In [1]:
import re
import json

def parse_srt(srt_file):
    # 正则表达式匹配时间和文本
    pattern = re.compile(r'(\d{2}:\d{2}:\d{2},\d{3}) --> (\d{2}:\d{2}:\d{2},\d{3})\n(.*?)\n\n', re.DOTALL)

    with open(srt_file, 'r', encoding='utf-8') as file:
        content = file.read()
        matches = pattern.findall(content)

    results = []
    for start, end, text in matches:
        # 将时间转换为秒
        start_seconds = sum(x * float(t) for x, t in zip([3600, 60, 1, .001], start.replace(',', ':').split(':')))
        end_seconds = sum(x * float(t) for x, t in zip([3600, 60, 1, .001], end.replace(',', ':').split(':')))

        results.append({
            "start": start_seconds,
            "end": end_seconds,
            "text": text.replace('\n', ' ')
        })

    return results

def srt_to_jsonl(srt_file, output_file, audio_path, language):
    sentences = parse_srt(srt_file)
    sentence_text = ' '.join([sentence['text'] for sentence in sentences])
    duration = sentences[-1]['end'] - sentences[0]['start'] if sentences else 0

    data = {
        "audio": {
            "path": audio_path
        },
        "sentence": sentence_text,
        "language": language,
        "sentences": sentences,
        "duration": duration
    }

    with open(output_file, 'w', encoding='utf-8') as f:
        json.dump(data, f, ensure_ascii=False, indent=4)

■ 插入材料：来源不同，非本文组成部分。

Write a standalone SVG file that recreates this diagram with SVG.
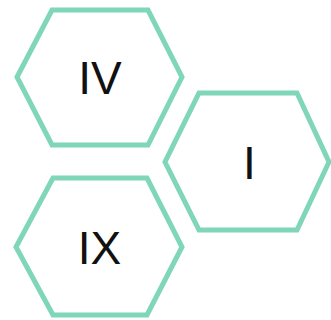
<svg xmlns="http://www.w3.org/2000/svg" width="331" height="320" viewBox="0 0 331 320">
<style>
.hex{fill:#ffffff;stroke:#7fd6b9;stroke-width:5;stroke-linejoin:miter}
.lbl{font-family:"Liberation Sans",Arial,sans-serif;font-size:46px;fill:#111111;text-anchor:middle}
</style>
<rect width="331" height="320" fill="#ffffff"/>
<g id="connectors"></g>
<g id="node-IV">
<polygon class="hex" points="52,10 148,10 182,77 148,145 52,145 17,77"/>
<text class="lbl" x="100" y="93.5">IV</text>
</g>
<g id="node-I">
<polygon class="hex" points="199,93 297,93 329,162 297,230 199,230 165,162"/>
<text class="lbl" x="249.3" y="178.5">I</text>
</g>
<g id="node-IX">
<polygon class="hex" points="53,178 147,178 182,247 147,315 53,315 16,247"/>
<text class="lbl" x="99.5" y="263.5">IX</text>
</g>
</svg>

    print(f"File '{output_file}' has been created with the JSONL format.")




In [3]:
# 使用示例
srt_file = "Subtitle/alice's group/Jan 10, 2022 0351 PM/GMT20220110-075157_Recording_gvo_1280x720_with_audio.srt" # 这里修改为SRT文件的路径
output_file = "output.jsonl" # 输出文件名
audio_path = "dataset/0.wav" # 音频文件路径
language = "Cantonese" # 语言设置为粤语

# 将SRT转换为JSONL格式
srt_to_jsonl(srt_file, output_file, audio_path, language)

File 'output.jsonl' has been created with the JSONL format.


In [9]:
import re
import json

def format_srt_to_jsonl(srt_file_path, jsonl_file_path, audio_path):
    # 用于检测中文句末是否有标点符号的正则表达式
    punctuations_re = re.compile(r"[。？！，；：”’]$")

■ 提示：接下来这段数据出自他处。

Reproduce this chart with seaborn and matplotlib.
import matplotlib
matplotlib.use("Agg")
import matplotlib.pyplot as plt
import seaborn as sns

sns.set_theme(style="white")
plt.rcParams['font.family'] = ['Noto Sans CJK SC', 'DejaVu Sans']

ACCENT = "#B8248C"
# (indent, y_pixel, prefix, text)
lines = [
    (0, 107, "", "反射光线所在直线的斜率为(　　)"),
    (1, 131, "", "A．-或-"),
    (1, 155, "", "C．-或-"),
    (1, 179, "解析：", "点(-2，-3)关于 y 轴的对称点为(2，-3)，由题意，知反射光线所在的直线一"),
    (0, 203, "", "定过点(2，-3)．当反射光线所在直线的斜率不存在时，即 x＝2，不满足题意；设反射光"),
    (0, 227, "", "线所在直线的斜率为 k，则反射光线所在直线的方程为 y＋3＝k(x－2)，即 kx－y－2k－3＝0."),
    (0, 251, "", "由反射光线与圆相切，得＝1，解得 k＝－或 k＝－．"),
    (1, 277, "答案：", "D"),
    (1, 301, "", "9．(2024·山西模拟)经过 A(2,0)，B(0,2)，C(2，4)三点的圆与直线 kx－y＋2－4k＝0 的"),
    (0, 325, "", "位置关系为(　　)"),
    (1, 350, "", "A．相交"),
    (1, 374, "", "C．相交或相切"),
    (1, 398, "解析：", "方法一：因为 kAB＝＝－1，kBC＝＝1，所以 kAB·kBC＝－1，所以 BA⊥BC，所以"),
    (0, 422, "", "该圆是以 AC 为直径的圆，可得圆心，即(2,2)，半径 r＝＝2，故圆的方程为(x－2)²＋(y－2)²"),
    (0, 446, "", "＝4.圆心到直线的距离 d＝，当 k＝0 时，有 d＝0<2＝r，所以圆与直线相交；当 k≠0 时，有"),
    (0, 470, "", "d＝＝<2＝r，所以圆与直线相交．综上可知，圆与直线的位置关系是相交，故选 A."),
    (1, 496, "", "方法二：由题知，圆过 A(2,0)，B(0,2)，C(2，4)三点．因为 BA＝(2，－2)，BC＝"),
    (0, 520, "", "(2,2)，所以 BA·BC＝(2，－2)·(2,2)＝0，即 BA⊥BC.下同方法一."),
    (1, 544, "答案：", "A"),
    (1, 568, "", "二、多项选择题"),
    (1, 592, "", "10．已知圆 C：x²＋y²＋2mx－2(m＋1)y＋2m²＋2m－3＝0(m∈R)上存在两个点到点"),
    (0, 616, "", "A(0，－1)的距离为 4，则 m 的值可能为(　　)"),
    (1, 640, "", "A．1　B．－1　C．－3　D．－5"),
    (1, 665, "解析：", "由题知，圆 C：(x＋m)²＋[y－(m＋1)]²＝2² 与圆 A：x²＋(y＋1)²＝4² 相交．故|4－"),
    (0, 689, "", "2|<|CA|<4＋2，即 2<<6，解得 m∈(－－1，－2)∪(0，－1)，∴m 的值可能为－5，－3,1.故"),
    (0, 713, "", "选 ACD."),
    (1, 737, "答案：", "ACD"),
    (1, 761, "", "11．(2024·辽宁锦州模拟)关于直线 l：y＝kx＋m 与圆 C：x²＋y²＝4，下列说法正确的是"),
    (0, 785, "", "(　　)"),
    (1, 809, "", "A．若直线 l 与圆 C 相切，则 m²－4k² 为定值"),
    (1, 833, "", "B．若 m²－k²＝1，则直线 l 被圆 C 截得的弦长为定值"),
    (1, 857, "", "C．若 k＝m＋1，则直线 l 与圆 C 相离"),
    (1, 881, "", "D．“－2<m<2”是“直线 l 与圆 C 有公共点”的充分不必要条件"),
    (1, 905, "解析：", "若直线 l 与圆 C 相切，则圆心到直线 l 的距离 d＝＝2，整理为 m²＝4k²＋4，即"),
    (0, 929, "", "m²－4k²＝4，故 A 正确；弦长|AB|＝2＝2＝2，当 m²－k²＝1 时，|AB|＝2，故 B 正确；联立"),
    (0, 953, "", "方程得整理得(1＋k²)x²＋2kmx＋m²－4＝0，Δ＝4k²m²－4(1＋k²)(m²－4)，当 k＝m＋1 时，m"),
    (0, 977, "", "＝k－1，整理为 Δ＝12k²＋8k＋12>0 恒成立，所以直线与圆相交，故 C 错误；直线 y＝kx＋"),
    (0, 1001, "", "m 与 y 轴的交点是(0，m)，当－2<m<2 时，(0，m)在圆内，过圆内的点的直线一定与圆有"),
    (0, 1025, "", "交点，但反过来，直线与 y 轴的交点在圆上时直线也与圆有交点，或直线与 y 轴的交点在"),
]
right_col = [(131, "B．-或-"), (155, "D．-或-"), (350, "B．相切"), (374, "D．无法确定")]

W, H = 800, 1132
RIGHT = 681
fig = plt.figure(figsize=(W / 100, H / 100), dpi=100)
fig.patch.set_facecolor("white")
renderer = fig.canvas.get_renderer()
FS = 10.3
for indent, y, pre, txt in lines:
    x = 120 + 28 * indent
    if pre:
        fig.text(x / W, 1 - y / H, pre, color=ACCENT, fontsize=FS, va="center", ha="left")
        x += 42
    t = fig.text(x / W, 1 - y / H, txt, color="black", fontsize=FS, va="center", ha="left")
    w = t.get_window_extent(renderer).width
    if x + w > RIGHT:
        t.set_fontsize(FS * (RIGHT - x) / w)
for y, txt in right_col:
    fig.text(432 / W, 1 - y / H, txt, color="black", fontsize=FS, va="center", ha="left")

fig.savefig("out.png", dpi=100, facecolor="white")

    # 用于移除人物名称和后面的标记（如“婆婆：”）
    speaker_re = re.compile(r"\s*\w+：")

    def ensure_punctuation(sentence):
        """确保每个句子结尾有标点符号"""
        if not punctuations_re.search(sentence):
            return sentence + "。"
        return sentence

    with open(srt_file_path, 'r', encoding='utf-8') as srt_file:
        srt_content = srt_file.read()

    entries = re.split(r'\n\n+', srt_content.strip())

    with open(jsonl_file_path, 'w', encoding='utf-8') as jsonl_file:
        for entry in entries:
            lines = entry.split('\n')
            if len(lines) < 3: continue

            start_end_timestamps = lines[1].split(' --> ')
            start_timestamp, end_timestamp = start_end_timestamps[0], start_end_timestamps[1]

            start_seconds = sum(x * float(t) for x, t in zip([3600, 60, 1, 0.001], start_timestamp.replace(',', ':').split(':')))
            end_seconds = sum(x * float(t) for x, t in zip([3600, 60, 1, 0.001], end_timestamp.replace(',', ':').split(':')))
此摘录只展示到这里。